Fourth Circuit Revives Same-Sex Harassment Claim

The Fourth Circuit Court of Appeals last week joined several other federal appellate courts when it rejected a narrow reading of Supreme Court precedent regarding same-sex harassment claims under Title VII of the Civil Rights Act of 1964.  Roberts v. Glenn Industrial Group, Inc., No. 19-1215 (4th Cir. May 21, 2021).  The Fourth Circuit covers Maryland, North Carolina, South Carolina, Virginia, and West Virginia.

The case involves Glenn Industrial Group, Inc. (“Glenn”), a business that provides underwater inspection and repair services to utility companies, and former employee Chazz Roberts.

According to the Court’s opinion, shortly after Roberts started working for Glenn in July 2015, his supervisor called him “‘gay’ and made sexually explicit and derogatory remarks towards him, including statements referring to him as a ‘fucking retard’ or having ‘retard strength,’ and asking him ‘how much dicks [he] would suck for money.’”  Roberts was twice physically assaulted, including having his safety glasses slapped from his face, being pushed, and being put in a chokehold.

Roberts reported the behavior to his supervisor’s supervisor at least four times, however, the response he received was, “suck it up.”  Roberts eventually reported the behavior to the company’s Vice President and Human Resources Manager, who was also the CEO’s spouse.  The supervisor was never disciplined and the behavior continued.

After being terminated for safety-related issues in early 2016, Roberts filed a charge of discrimination with the EEOC and then filed suit in February 2018 alleging, among other things, that he was retaliated against for reporting the harassment and that he experienced same-sex sexual harassment  by his supervisor.  The trial court granted Glenn’s motion for summary judgment on both claims.  On the harassment claim, the district court concluded that Roberts could not prove that the harassment was based on sex.  Roberts appealed. 

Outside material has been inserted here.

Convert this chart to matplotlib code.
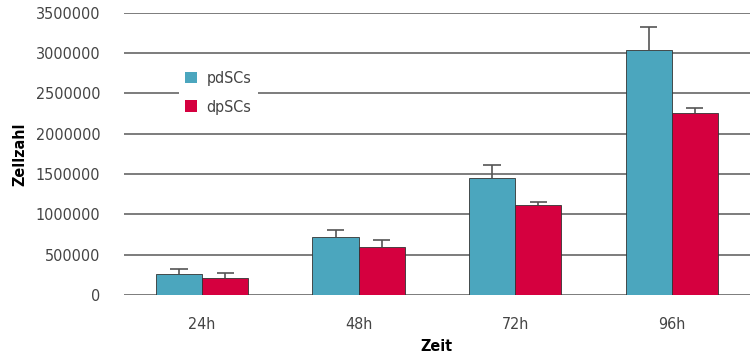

The Fourth Circuit affirmed the trial court’s decision regarding the retaliation claim, but vacated the same-sex harassment decision, reasoning that the lower court too narrowly applied the Supreme Court’s decision in Oncale v. Sundowner Offshore Services, 523 U.S. 75 (1998).

In Oncale, the Supreme Court held that same sex harassment claims are viable under Title VII and provided three examples of situations that support a same-sex sexual harassment claim.  As summarized by the Fourth Circuit:

In Oncale, the Supreme Court held that “nothing in Title VII necessarily bars a claim of discrimination ‘because of . . . sex’ merely because the plaintiff and the defendant (or the person charged with acting on behalf of the defendant) are of the same sex.”  523 U.S. at 79.  The Court then identified three evidentiary routes by which a plaintiff could prove that he was the victim of same-sex harassment based on his sex: (1) when there is “credible evidence that the harasser [is] homosexual” and the harassing conduct involves “explicit or implicit proposals of sexual activity;” (2) when the “sex-specific and derogatory terms” of the harassment indicate “general hostility to the presence of [the victim’s sex] in the workplace”; and (3) when comparative evidence shows that the harasser treated members of one sex worse than members of the other sex in a “mixed-sex workplace.”  Id. at 80-81.

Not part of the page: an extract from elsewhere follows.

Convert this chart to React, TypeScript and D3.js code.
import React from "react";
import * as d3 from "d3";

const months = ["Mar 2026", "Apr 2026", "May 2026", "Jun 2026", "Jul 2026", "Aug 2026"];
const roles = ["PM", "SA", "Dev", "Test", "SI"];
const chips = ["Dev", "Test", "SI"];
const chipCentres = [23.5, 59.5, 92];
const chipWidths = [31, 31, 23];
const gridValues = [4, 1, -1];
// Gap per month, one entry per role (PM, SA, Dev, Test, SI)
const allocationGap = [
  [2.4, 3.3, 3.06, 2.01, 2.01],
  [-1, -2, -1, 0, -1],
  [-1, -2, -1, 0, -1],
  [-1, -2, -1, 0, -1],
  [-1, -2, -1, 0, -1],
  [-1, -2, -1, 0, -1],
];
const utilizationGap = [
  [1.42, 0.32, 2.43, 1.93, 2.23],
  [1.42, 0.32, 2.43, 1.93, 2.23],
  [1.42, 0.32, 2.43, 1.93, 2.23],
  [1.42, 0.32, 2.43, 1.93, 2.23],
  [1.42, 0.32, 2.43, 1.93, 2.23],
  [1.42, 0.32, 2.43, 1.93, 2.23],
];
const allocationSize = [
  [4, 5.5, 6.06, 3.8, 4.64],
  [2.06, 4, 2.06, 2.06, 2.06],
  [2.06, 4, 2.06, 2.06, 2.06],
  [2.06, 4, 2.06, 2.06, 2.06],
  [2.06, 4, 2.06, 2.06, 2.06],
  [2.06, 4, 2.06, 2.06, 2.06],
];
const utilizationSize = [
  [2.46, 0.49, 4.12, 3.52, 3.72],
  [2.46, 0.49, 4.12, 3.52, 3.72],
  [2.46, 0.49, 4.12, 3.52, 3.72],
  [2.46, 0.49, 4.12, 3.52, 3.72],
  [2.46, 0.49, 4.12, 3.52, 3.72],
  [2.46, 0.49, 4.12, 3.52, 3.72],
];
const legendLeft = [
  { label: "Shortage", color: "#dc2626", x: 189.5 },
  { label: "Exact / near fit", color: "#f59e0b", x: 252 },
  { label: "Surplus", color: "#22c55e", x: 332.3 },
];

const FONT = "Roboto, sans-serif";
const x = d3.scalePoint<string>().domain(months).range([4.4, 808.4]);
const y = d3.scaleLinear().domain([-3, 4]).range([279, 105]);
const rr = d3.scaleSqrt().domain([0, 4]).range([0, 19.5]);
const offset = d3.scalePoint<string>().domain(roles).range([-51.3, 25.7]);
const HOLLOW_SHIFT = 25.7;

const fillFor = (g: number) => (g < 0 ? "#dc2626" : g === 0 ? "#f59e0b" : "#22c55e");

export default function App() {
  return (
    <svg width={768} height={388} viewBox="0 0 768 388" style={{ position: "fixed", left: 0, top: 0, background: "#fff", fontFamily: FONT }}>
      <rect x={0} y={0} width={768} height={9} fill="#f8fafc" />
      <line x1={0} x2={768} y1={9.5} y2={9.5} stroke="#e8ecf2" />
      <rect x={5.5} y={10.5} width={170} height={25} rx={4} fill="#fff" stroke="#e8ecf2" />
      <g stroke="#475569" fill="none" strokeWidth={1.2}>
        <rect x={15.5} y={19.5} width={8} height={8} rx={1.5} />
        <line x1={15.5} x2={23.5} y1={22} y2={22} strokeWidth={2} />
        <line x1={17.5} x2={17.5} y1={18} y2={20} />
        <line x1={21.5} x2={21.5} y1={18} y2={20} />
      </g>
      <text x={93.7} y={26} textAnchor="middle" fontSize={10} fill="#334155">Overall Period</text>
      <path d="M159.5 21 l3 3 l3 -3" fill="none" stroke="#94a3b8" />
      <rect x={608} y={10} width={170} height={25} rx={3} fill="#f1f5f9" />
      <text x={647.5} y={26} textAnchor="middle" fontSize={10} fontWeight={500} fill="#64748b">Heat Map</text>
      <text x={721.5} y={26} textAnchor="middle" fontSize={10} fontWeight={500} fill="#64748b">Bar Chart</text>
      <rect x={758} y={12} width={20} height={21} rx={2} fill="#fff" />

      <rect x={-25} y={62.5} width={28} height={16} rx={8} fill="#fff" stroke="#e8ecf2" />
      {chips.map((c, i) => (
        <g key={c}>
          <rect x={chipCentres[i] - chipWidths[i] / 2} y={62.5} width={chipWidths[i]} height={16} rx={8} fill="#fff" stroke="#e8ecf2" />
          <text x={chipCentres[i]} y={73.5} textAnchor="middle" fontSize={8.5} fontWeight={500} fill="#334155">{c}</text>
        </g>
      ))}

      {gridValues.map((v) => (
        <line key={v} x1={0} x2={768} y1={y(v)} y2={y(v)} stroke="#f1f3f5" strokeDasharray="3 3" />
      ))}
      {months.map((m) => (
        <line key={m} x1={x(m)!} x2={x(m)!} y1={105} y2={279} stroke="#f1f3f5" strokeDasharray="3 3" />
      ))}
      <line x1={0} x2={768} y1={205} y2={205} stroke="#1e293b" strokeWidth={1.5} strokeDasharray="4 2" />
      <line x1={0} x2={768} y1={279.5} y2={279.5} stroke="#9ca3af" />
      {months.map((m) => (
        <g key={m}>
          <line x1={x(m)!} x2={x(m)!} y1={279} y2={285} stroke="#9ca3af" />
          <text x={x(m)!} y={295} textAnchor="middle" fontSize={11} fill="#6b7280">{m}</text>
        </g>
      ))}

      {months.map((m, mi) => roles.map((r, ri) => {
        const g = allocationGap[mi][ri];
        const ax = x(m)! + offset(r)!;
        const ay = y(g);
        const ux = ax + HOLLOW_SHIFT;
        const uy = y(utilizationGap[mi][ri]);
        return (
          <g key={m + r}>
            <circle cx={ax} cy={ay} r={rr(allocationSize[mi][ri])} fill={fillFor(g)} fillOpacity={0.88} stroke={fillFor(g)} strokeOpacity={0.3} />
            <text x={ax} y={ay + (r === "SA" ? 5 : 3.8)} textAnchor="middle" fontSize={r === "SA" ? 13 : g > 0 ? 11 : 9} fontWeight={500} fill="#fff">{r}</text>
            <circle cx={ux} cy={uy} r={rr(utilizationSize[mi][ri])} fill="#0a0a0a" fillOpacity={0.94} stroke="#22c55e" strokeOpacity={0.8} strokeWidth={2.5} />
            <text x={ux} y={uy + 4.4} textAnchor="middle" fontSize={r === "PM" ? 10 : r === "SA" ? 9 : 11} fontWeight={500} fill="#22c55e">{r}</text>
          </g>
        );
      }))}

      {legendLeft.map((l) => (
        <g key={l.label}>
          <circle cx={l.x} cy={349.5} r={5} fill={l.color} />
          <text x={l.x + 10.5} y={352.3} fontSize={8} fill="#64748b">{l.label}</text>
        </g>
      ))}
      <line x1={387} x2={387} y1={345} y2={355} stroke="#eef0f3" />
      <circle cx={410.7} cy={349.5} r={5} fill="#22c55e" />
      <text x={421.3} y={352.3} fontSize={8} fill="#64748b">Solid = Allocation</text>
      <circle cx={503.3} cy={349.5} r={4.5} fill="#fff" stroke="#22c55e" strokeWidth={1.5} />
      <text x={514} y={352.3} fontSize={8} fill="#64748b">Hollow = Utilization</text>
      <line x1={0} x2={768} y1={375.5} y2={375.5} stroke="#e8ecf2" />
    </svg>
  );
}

Regardless of the “evidentiary route,” a plaintiff “must always prove that the conduct at issue was not merely tinged with offensive sexual connotations, but actually constituted ‘discriminat[ion] . . . because of . . . sex.’” 

The federal district court granted Glenn’s motion for summary judgment because none of the three Oncale “routes” was present in Roberts’ case.  Yet it was error for the trial court to consider the three examples from Oncale as the only way a plaintiff can prove same sex sexual harassment.  Looking to Oncale and decisions from the Third, Fifth, Sixth, Seventh, Eighth, and Tenth Circuits, the Fourth Circuit concluded that “Oncale’s three examples were not intended to serve as an exhaustive list of the ways to prove that same-sex harassment was based on sex.”  What matters is that the plaintiff prove that the same-sex harassment was based on sex.  Such proof can include evidence “of discrimination based on a plaintiff’s failure to conform to sex stereotypes,” as the Court explained in Bostock v. Clayton County, 140 S. Ct. 1731 (2020).  The trial court should have considered the evidence beyond the confines of the three examples provided in Oncale and the physical abuse Roberts endured — even if not sexual in nature — because the physical assaults could be evidence of discrimination because of Roberts’ sex.

The Court vacated the decision as to the same-sex harassment claim and remanded the case to the United States District Court for the Western District of North Carolina.